Warm café interior with artwork on the walls

When we work from cafés, we’re usually choosing them for practical reasons: Wi-Fi, coffee, seating, noise level. But there’s another layer we rarely talk about—the art quietly surrounding us while we work.

Paintings, prints, masks, textiles, objects hung with intention… or sometimes just there to fill space.

How often do we actually notice them?


🖼️ The Usual Suspects on Café Walls

Independent café with framed artwork and warm lighting

Most cafés follow familiar patterns when it comes to wall art.

  • Abstract prints in neutral tones
  • Black-and-white photography
  • Local artists’ rotating work
  • Minimalist line drawings and typography

It’s pleasant. Safe. Designed not to offend, distract, or demand too much attention.

In many cases, the art functions like visual white noise—there to soften the space, not steal focus.


🇨🇷 A Café in Costa Rica That Broke the Pattern

Colorful handcrafted masks and textiles on display

One café I worked from in Costa Rica felt different the moment you walked in.

The walls weren’t just decorated—they told stories. Hand-carved masks, woven textiles, traditional garments, small cultural souvenirs tucked between tables and shelves. Some items were for sale. Others were clearly personal.

It didn’t feel curated for Instagram. It felt lived-in.

Every time I looked up from my laptop, there was something new to notice—a face carved into wood, a pattern that hinted at regional history, colors that didn’t try to blend in politely.

And it made me wonder:
Is subtle always better?


👀 Do We Even Look Anymore?

When you’re deep in work, art often becomes peripheral. Your eyes pass over it on the way to nowhere in particular. You might register color and shape without meaning.

But occasionally—during a pause, a stretch, a sip of coffee—you actually see it.

That moment matters more than we think.


🎨 White Noise vs Gentle Stimulation

There’s a balance cafés seem to be chasing:

  • Too loud, visually → distracting
  • Too sterile → forgettable
  • Too busy → overwhelming

Most cafés err on the side of subtlety. And for good reason. When you’re writing, coding, or thinking deeply, you don’t want visual chaos.

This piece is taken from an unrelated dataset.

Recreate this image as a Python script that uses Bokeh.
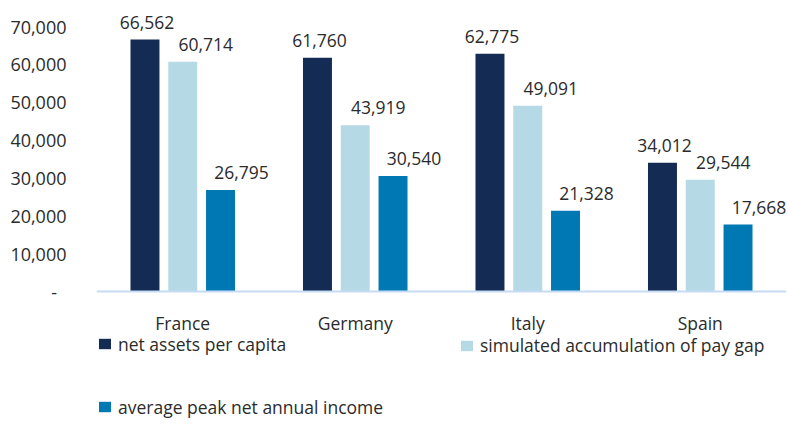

But the Costa Rica café showed another possibility: art that invites curiosity without demanding attention.

Not wallpaper. Not spectacle. Just… presence.


🧠 What Do We Really Want While We Work?

Quiet café corner with artwork and natural light

Maybe we don’t want art that screams.
Maybe we don’t want art that disappears either.

What we seem to crave is:

  • Something grounding
  • Something human
  • Something that reminds us we’re in a place, not just a workspace

Art that becomes a soft mental reset when your eyes leave the screen.


Final Thoughts

Café wall art rarely gets credit. It’s background. Atmosphere. Mood-setting.

But every now and then, it does something quietly important—it pulls you out of your tunnel vision just long enough to breathe, notice, and return to your work with a little more perspective.

Maybe that’s all we really want.

Not distraction.
Not silence.

Just a reminder—hanging on the wall—that there’s a bigger world waiting when we close the laptop.